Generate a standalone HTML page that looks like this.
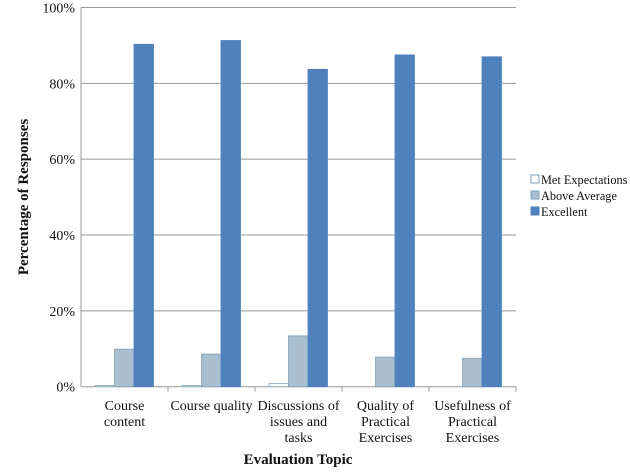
<!DOCTYPE html>
<html><head><style>
body{margin:0;background:#fff;}
svg text{font-family:"Liberation Serif",serif;fill:#111;}
</style></head><body>
<svg id="c" width="630" height="471"></svg>
<script>
const categories=[["Course","content"],["Course quality"],["Discussions of","issues and","tasks"],["Quality of","Practical","Exercises"],["Usefulness of","Practical","Exercises"]];
const seriesNames=["Met Expectations","Above Average","Excellent"];
const metExpectations=[0.3,0.3,0.8,0,0];
const aboveAverage=[9.9,8.6,13.4,7.8,7.5];
const excellent=[90.3,91.3,83.7,87.5,87.0];
const yTicks=[0,20,40,60,80,100];
const series=[metExpectations,aboveAverage,excellent];
const fills=["#ffffff","#a9bfcf","#4f81bd"];
const strokes=["#7f9fb5","#7f9fb5","#4f81bd"];
const NS="http://www.w3.org/2000/svg";
const svg=document.getElementById('c');
const X0=81,X1=516,Y0=386.7,Y1=7.5,GW=(X1-X0)/categories.length,BW=19.5;
const y=v=>Y0-(v/100)*(Y0-Y1);
function mk(t,a,p){const e=document.createElementNS(NS,t);for(const k in a)e.setAttribute(k,a[k]);(p||svg).appendChild(e);return e;}
yTicks.forEach(t=>{
 const g=mk('line',{x1:X0,x2:X1,y1:y(t),y2:y(t),stroke:'#999','stroke-width':1});
 
 
 const tx=mk('text',{x:X0-6,y:y(t)+5,'text-anchor':'end','font-size':14});tx.textContent=t+'%';
 
 
});
const ax=mk('line',{x1:X0,x2:X0,y1:Y1,y2:Y0,stroke:'#999'});


categories.forEach((c,i)=>{
 const gx=X0+i*GW;
 const tk=mk('line',{x1:gx+GW,x2:gx+GW,y1:Y0,y2:Y0+5,stroke:'#999'});
 
 
 series.forEach((s,j)=>{
  const v=s[i];
  if(v<=0) return;
  const r=mk('rect',{x:gx+14+j*BW,y:y(v),width:BW,height:Math.max(Y0-y(v),0.8),fill:fills[j],stroke:strokes[j],'stroke-width':0.8});
  
  
 });
 c.forEach((line,k)=>{
  const t=mk('text',{x:gx+GW/2,y:410+k*16,'text-anchor':'middle','font-size':14});t.textContent=line;
  
  
 });
});
const xt=mk('text',{x:298,y:464,'text-anchor':'middle','font-size':15,'font-weight':'bold'});xt.textContent='Evaluation Topic';


const yt=mk('text',{x:0,y:0,'text-anchor':'middle','font-size':15,'font-weight':'bold',transform:'translate(28,197) rotate(-90)'});yt.textContent='Percentage of Responses';


seriesNames.forEach((n,j)=>{
 const ly=183+j*16;
 const r=mk('rect',{x:531,y:ly-8,width:8,height:8,fill:fills[j],stroke:strokes[j]});
 
 
 const t=mk('text',{x:541,y:ly+1,'font-size':12.3});t.textContent=n;
 
 
});
</script>
</body></html>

****************

■ **GIVEN PROBLEM**: Take the listing above and restate it word for word, without its pictures.

■ **WRITTEN RESPONSE**:
Generate a standalone HTML page that looks like this.
<!DOCTYPE html>
<html><head><style>
body{margin:0;background:#fff;}
svg text{font-family:"Liberation Serif",serif;fill:#111;}
</style></head><body>
<svg id="c" width="630" height="471"></svg>
<script>
const categories=[["Course","content"],["Course quality"],["Discussions of","issues and","tasks"],["Quality of","Practical","Exercises"],["Usefulness of","Practical","Exercises"]];
const seriesNames=["Met Expectations","Above Average","Excellent"];
const metExpectations=[0.3,0.3,0.8,0,0];
const aboveAverage=[9.9,8.6,13.4,7.8,7.5];
const excellent=[90.3,91.3,83.7,87.5,87.0];
const yTicks=[0,20,40,60,80,100];
const series=[metExpectations,aboveAverage,excellent];
const fills=["#ffffff","#a9bfcf","#4f81bd"];
const strokes=["#7f9fb5","#7f9fb5","#4f81bd"];
const NS="http://www.w3.org/2000/svg";
const svg=document.getElementById('c');
const X0=81,X1=516,Y0=386.7,Y1=7.5,GW=(X1-X0)/categories.length,BW=19.5;
const y=v=>Y0-(v/100)*(Y0-Y1);
function mk(t,a,p){const e=document.createElementNS(NS,t);for(const k in a)e.setAttribute(k,a[k]);(p||svg).appendChild(e);return e;}
yTicks.forEach(t=>{
 const g=mk('line',{x1:X0,x2:X1,y1:y(t),y2:y(t),stroke:'#999','stroke-width':1});
 
 
 const tx=mk('text',{x:X0-6,y:y(t)+5,'text-anchor':'end','font-size':14});tx.textContent=t+'%';
 
 
});
const ax=mk('line',{x1:X0,x2:X0,y1:Y1,y2:Y0,stroke:'#999'});


categories.forEach((c,i)=>{
 const gx=X0+i*GW;
 const tk=mk('line',{x1:gx+GW,x2:gx+GW,y1:Y0,y2:Y0+5,stroke:'#999'});
 
 
 series.forEach((s,j)=>{
  const v=s[i];
  if(v<=0) return;
  const r=mk('rect',{x:gx+14+j*BW,y:y(v),width:BW,height:Math.max(Y0-y(v),0.8),fill:fills[j],stroke:strokes[j],'stroke-width':0.8});
  
  
 });
 c.forEach((line,k)=>{
  const t=mk('text',{x:gx+GW/2,y:410+k*16,'text-anchor':'middle','font-size':14});t.textContent=line;
  
  
 });
});
const xt=mk('text',{x:298,y:464,'text-anchor':'middle','font-size':15,'font-weight':'bold'});xt.textContent='Evaluation Topic';


const yt=mk('text',{x:0,y:0,'text-anchor':'middle','font-size':15,'font-weight':'bold',transform:'translate(28,197) rotate(-90)'});yt.textContent='Percentage of Responses';


seriesNames.forEach((n,j)=>{
 const ly=183+j*16;
 const r=mk('rect',{x:531,y:ly-8,width:8,height:8,fill:fills[j],stroke:strokes[j]});
 
 
 const t=mk('text',{x:541,y:ly+1,'font-size':12.3});t.textContent=n;
 
 
});
</script>
</body></html>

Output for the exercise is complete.